The students liked it too.
“They were learning music with ukuleles and they felt like rock stars,” he said.
After Schweizer moved to East High to take a job as the school’s guitar teacher, he launched a ukulele club. He called it the East Anchorage High School Ukulele Society for Better Living.
“We would sit around and arrange songs for the announcements,” he said.
Then they’d stand in the principal’s office in the morning, play their ukuleles and sing a song over the intercom system.
Schweizer later decided to turn ukulele club into a class. He spent several months writing curriculum and working with the district administrators. In fall 2014, the school district’s first ukulele class launched at East High. It had about 30 students, Schweizer said.
It has grown every year since, expanding to a beginner, an intermediate and an advanced class that students must audition into. This year, there are about 70 students (trumping the roughly 50 guitar students). They perform around Southcentral Alaska, and students from the advanced class travel to Hawaii every other year.
The fleet of instruments includes concert ukuleles, tenor ukuleles, baritone ukuleles, bass ukuleles, baritone bass ukuleles and electric ukuleles. There are also a few percussionists.
Schweizer arranges all of the songs himself, he said. An arrangement takes about 10 hours.
“They’re pretty complicated,” he said. “There’s 10 different parts in there. There’s drums. There’s ukuleles that most people don’t even know exist.”
His most time-consuming piece so far is a medley of five Beyoncé songs: “If I Were a Boy,” “Irreplaceable," “Crazy In Love,” “All the Single Ladies” and “Halo.” That mash-up probably took at least 20 hours, he said.
But he loves the work, and the classes.
“It gives them something that they might just continue with at some level throughout the rest of their life," Schweizer said. “And they can make friends this way. They can bond with their family. There’s just a lot of good that I see. That’s really why I’m passionate about it. I feel like I’m giving the kids something that they’re going to remember.”
And it’s not just East High that has a ukulele program now.
Within the past five years, programs have launched at Bartlett High, Dimond High, West High and Hanshew Middle School, Wood said. Across the district, 169 high school students are enrolled in a ukulele class this year, up from 124 last year, he said.

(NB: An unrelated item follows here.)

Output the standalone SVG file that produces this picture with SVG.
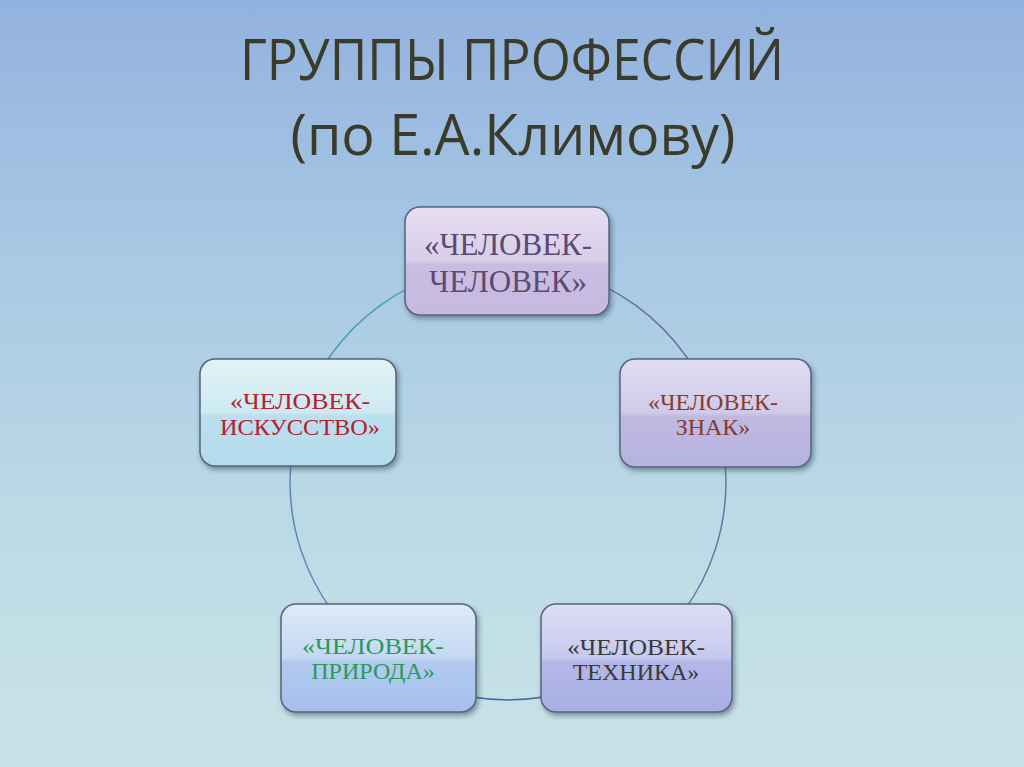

The popularity of ukuleles has also exploded nationwide. Between 2009 and 2018, the number of ukuleles sold soared by 252%, according the National Association of Music Merchants Global Report.
At East High, Niah Alfaro, a 16-year-old junior, got a ukulele as a gift, inspiring her to join Schweizer’s class. She likes the instrument’s size.
“It’s travel-size and easy to carry,” she said.
Isaac Moua, a 17-year-old junior, said he was introduced to the ukulele in guitar class. He hopes to one day write his own songs. For now, his favorites to play are Toto’s “Africa” and Queen’s “Bohemian Rhapsody."
“I practice almost every day at home,” he said.
Schweizer hopes to see the ukulele program to continue to grow. The ukulele is a good way to learn music, and the group’s performances help build students’ confidence, he said.
Last week, East High’s fire alarm sounded in the middle of advanced ukulele class and the group had to cut short its rendition of “Sugar” by Maroon 5.
“We were too hot!” one student called out.
ADN’s Marc Lester contributed to this story.